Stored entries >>
--- START ---

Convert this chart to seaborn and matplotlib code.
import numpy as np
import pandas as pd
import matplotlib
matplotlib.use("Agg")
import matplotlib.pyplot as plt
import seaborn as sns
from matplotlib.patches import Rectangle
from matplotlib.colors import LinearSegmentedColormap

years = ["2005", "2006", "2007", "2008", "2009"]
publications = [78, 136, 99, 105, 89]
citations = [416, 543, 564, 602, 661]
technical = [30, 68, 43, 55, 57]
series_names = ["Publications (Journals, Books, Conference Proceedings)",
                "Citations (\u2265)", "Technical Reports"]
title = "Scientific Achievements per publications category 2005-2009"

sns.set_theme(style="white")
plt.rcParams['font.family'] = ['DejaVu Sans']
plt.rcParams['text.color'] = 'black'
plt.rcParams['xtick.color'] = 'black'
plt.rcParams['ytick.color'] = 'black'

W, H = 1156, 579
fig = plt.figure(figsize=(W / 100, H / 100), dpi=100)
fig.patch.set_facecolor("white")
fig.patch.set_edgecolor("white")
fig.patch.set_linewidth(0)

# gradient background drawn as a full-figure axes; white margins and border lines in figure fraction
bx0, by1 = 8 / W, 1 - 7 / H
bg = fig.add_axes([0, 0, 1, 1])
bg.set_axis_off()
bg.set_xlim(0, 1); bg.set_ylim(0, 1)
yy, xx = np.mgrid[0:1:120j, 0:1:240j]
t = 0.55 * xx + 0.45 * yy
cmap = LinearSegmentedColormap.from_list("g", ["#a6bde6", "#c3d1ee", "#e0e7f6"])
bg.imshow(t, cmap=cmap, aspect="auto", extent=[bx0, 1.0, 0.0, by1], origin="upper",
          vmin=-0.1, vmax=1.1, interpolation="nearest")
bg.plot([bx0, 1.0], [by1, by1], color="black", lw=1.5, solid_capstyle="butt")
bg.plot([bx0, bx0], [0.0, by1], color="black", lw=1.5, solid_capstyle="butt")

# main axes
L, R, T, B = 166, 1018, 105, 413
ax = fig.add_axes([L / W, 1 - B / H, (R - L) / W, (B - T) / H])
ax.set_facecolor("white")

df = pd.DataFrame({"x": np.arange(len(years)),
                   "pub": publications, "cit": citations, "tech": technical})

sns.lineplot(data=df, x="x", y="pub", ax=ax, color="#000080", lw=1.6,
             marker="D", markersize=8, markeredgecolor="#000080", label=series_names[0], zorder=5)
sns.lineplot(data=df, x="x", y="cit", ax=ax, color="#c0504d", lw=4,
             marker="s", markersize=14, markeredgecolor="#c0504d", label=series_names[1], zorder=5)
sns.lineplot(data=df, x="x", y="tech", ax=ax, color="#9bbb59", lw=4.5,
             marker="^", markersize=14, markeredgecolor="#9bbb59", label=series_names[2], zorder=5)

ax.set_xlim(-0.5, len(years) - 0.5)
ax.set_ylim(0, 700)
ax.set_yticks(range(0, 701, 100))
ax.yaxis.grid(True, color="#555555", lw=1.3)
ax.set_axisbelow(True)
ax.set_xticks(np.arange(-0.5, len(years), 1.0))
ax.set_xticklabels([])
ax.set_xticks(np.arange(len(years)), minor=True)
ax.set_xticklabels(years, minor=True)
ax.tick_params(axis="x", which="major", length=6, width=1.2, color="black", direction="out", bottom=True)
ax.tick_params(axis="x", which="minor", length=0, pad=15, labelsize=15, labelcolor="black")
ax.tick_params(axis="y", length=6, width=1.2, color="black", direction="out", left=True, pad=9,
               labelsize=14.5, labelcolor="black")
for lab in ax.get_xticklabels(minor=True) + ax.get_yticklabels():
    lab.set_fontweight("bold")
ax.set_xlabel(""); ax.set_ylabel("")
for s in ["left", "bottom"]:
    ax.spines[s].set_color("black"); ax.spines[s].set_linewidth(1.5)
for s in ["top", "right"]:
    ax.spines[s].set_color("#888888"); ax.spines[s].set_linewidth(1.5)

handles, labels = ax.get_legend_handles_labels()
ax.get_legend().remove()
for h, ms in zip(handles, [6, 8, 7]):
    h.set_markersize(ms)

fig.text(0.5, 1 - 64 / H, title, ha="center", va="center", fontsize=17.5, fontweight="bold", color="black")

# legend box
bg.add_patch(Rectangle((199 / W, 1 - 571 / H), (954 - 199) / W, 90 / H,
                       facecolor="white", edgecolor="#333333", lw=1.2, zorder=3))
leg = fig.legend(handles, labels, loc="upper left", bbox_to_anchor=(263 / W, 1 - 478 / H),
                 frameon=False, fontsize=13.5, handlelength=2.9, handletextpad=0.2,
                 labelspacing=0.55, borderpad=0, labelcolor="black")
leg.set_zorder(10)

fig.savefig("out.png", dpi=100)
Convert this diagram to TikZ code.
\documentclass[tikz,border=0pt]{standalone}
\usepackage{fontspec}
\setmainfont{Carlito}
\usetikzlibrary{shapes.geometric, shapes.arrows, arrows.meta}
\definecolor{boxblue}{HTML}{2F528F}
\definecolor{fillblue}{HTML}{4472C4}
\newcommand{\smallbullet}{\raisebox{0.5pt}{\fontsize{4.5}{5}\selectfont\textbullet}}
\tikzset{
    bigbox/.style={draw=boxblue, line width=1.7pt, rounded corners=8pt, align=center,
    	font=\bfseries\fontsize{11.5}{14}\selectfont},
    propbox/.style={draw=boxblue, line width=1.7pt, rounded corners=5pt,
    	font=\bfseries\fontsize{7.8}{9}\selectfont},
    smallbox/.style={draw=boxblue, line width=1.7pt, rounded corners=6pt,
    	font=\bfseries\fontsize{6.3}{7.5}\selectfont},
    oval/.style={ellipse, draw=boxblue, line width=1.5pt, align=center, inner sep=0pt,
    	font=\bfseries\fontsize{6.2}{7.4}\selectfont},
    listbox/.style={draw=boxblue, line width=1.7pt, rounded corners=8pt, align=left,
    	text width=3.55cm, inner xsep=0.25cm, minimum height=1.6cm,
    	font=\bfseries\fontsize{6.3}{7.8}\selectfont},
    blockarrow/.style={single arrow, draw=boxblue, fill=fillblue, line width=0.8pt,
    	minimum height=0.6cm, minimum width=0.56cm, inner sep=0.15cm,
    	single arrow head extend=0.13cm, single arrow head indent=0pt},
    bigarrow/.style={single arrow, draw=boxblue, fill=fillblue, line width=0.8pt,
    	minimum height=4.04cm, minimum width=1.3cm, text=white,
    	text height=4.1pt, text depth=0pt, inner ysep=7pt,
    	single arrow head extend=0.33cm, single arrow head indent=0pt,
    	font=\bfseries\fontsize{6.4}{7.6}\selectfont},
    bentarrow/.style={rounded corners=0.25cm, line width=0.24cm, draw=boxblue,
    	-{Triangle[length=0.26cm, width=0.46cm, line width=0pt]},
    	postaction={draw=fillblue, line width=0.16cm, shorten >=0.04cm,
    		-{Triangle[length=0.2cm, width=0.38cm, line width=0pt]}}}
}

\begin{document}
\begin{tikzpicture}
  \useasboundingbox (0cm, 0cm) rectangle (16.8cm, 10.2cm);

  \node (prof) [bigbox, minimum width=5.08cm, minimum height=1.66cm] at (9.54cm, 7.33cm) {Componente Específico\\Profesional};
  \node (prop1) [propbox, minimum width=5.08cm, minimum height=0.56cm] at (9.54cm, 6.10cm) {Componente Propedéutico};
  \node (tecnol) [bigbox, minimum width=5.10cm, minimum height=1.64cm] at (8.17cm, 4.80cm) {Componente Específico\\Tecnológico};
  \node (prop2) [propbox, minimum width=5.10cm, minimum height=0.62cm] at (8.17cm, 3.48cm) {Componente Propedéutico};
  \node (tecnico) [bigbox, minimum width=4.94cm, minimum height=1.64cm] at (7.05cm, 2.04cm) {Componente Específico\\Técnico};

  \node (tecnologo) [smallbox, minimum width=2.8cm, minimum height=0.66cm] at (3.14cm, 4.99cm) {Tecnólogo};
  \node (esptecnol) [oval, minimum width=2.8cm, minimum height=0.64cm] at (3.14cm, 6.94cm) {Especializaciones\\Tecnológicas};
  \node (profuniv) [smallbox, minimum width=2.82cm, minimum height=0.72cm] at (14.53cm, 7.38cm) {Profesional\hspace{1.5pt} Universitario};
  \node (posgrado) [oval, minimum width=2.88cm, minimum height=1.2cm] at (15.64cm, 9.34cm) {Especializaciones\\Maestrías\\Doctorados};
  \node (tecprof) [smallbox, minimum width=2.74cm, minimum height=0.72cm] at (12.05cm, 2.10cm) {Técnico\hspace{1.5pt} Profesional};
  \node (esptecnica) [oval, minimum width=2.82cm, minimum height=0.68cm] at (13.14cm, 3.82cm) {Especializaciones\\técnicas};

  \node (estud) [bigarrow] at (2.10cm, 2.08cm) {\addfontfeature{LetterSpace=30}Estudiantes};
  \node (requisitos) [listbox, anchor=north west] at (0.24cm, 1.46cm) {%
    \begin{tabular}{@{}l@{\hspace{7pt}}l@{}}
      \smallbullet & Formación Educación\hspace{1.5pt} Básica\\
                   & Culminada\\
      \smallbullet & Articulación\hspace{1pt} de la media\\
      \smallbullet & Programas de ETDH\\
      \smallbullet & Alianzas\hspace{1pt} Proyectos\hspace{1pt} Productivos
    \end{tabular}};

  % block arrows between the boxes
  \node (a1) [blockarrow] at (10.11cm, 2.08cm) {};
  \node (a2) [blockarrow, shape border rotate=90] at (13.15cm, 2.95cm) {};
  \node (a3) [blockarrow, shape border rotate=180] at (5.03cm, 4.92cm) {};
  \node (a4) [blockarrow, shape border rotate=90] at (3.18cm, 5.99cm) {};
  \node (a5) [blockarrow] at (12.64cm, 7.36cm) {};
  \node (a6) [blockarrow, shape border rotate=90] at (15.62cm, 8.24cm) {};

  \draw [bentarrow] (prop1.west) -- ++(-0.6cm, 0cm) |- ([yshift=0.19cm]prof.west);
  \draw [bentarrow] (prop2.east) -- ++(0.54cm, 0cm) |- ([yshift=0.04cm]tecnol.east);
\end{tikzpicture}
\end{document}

--- END ---

Task directions >>
Transcribe precisely the lines between the one that contains "Convert this diagram to TikZ code." and the one that contains "rectangle (16.8cm, 10.2cm);", counting those two lines as part of the range.

Reply to the exercise >>
Convert this diagram to TikZ code.
\documentclass[tikz,border=0pt]{standalone}
\usepackage{fontspec}
\setmainfont{Carlito}
\usetikzlibrary{shapes.geometric, shapes.arrows, arrows.meta}
\definecolor{boxblue}{HTML}{2F528F}
\definecolor{fillblue}{HTML}{4472C4}
\newcommand{\smallbullet}{\raisebox{0.5pt}{\fontsize{4.5}{5}\selectfont\textbullet}}
\tikzset{
    bigbox/.style={draw=boxblue, line width=1.7pt, rounded corners=8pt, align=center,
    	font=\bfseries\fontsize{11.5}{14}\selectfont},
    propbox/.style={draw=boxblue, line width=1.7pt, rounded corners=5pt,
    	font=\bfseries\fontsize{7.8}{9}\selectfont},
    smallbox/.style={draw=boxblue, line width=1.7pt, rounded corners=6pt,
    	font=\bfseries\fontsize{6.3}{7.5}\selectfont},
    oval/.style={ellipse, draw=boxblue, line width=1.5pt, align=center, inner sep=0pt,
    	font=\bfseries\fontsize{6.2}{7.4}\selectfont},
    listbox/.style={draw=boxblue, line width=1.7pt, rounded corners=8pt, align=left,
    	text width=3.55cm, inner xsep=0.25cm, minimum height=1.6cm,
    	font=\bfseries\fontsize{6.3}{7.8}\selectfont},
    blockarrow/.style={single arrow, draw=boxblue, fill=fillblue, line width=0.8pt,
    	minimum height=0.6cm, minimum width=0.56cm, inner sep=0.15cm,
    	single arrow head extend=0.13cm, single arrow head indent=0pt},
    bigarrow/.style={single arrow, draw=boxblue, fill=fillblue, line width=0.8pt,
    	minimum height=4.04cm, minimum width=1.3cm, text=white,
    	text height=4.1pt, text depth=0pt, inner ysep=7pt,
    	single arrow head extend=0.33cm, single arrow head indent=0pt,
    	font=\bfseries\fontsize{6.4}{7.6}\selectfont},
    bentarrow/.style={rounded corners=0.25cm, line width=0.24cm, draw=boxblue,
    	-{Triangle[length=0.26cm, width=0.46cm, line width=0pt]},
    	postaction={draw=fillblue, line width=0.16cm, shorten >=0.04cm,
    		-{Triangle[length=0.2cm, width=0.38cm, line width=0pt]}}}
}

\begin{document}
\begin{tikzpicture}
  \useasboundingbox (0cm, 0cm) rectangle (16.8cm, 10.2cm);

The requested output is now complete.